The batch pipeline architecture pulls data from pretty much any source, push or pull. Ingests it into HDFS then processes it to provide increasingly optimised versions of the original data. Data might be enriched, cleansed, denormalised, aggregated, moved to a read optimised format such as Parquet or loaded into a serving layer or data mart. Data can be queried and processed throughout this process.

This architecture works well for immutable data, ingested and processed in large volume. Think 100’s of TBs plus. The evolution of this architecture will be slow though. Straight-through timings are often measured in hours.

The problem with the Batch Pipeline is that we often don’t want to wait hours to get a result. A common solution is to add a streaming layer aside it. This is sometimes referred to as the Lambda Architecture.

The Lambda Architecture retains a batch pipeline, like the one above, but it circumvents it with a fast streaming layer. It’s a bit like building a bypass around a busy town. The streaming layer typically uses a streaming processing tool such as Storm or Samza.

The key insight of the Lambda Architecture is that we’re often happy to have an approximate answer quickly, but we would like an accurate answer in the end.

So the streaming layer bypasses the batch layer providing the best answers it can within a streaming window. These are written to a serving layer. Later the batch pipeline computes an accurate data and overwrites the approximation.

This is a clever way to balance accuracy with responsiveness. Some implementations of this pattern suffer if the two branches end up being dual coded in stream and batch layers. But it is often possible to simply abstract this logic into common libraries that can be reused, particularly as much of this processing is often written in external libraries such as Python or R anyway. Alternatively systems like Spark provide both stream and batch functionality in one system (although the streams in Spark are really micro-batches).

So this pattern again suits high volume data platforms, say in the 100TB+ range, that want to combine streams with existing, rich, batch based analytic function.

There is another approach to this problem of slow data pipelines. It’s sometimes termed the Kappa architecture. I actually thought this name was ‘tongue in cheek’ but I’m now not so sure. Whichever it is, I’m going to use the term Stream Data Platform, which is a term in use also.

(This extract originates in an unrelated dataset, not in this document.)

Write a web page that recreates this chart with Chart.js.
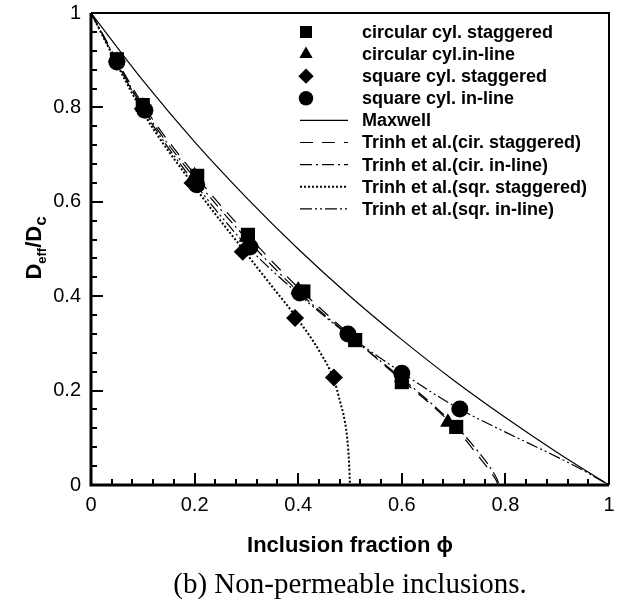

Stream Data Platform’s flip the batch pattern on its head. Rather than storing data in HDFS, and refining it with incremental batch jobs, the data is stored in a scale out messaging system, or log, such as Kafka. This becomes the system of record and the stream of data is processed in real time to create a set of tertiary views, indexes, serving layers or data marts.

This is broadly similar to the streaming layer of the Lambda architecture but with the batch layer removed. Obviously the requirement for this is that the messaging layer can store and vend very large volumes of data and there is a sufficiently powerful stream processor to handle the processing.

There is no free lunch so, for hard problems, Stream Data Platform’s will likely run no faster than an equivalent batch system, but switching the default approach from ‘store and process’ to ‘stream and process’ can provide greater opportunity for faster results.

Finally, the Stream Data Platform approach can be applied to the problem of ‘application integration’. This is a thorny and difficult problem that has seen focus from big vendors such as Informatica, Tibco and Oracle for many years. For the most part results have been beneficial, but not transformative. Application integration remains a topic looking for a real workable solution.

Stream Data Platform’s provide an interesting potential solution to this problem. They take many of the benefits of an O/A bridge – the variety of asynchronous storage formats and ability to recreate views – but leave the consistency requirement isolated in, often existing sources:

With the system of record being a log it’s easy to enforce immutability. Products like Kafka can retain enough volume internally to be used as a historic record. This means recovery can be a process of replaying and regenerating state, rather than constantly checkpointing.

Similarly styled approaches have been taken before in a number of large institutions with tools such as Goldengate, porting data to enterprise data warehouses or more recently data lakes. They were often thwarted by a lack of throughput in the replication layer and the complexity of managing changing schemas. It seems unlikely the first problem will continue. As for the later problem though, the jury is still out.

So we started with locality. With sequential addressing for both reads and writes. This dominates the tradeoffs inside the components we use. We looked at scaling these components out, leveraging primitives for both sharding and replication. Finally we rebranded consistency as a problem we should isolate in the platforms we build.

But data platforms themselves are really about balancing the sweet-spots of these individual components within a single, holistic form. Incrementally restructuring. Migrating the write-optimised to the read-optimised. Moving from the constraints of consistency to the open plains of streamed, asynchronous, immutable state.

This must be done with a few things in mind. Schemas are one. Time, the peril of the distributed, asynchronous world, is another. But these problems are manageable if carefully addressed. Certainly the future is likely to include more of these things, particularly as tooling, innovated in the big data space, percolates into platforms that address broader problems,  both old and new.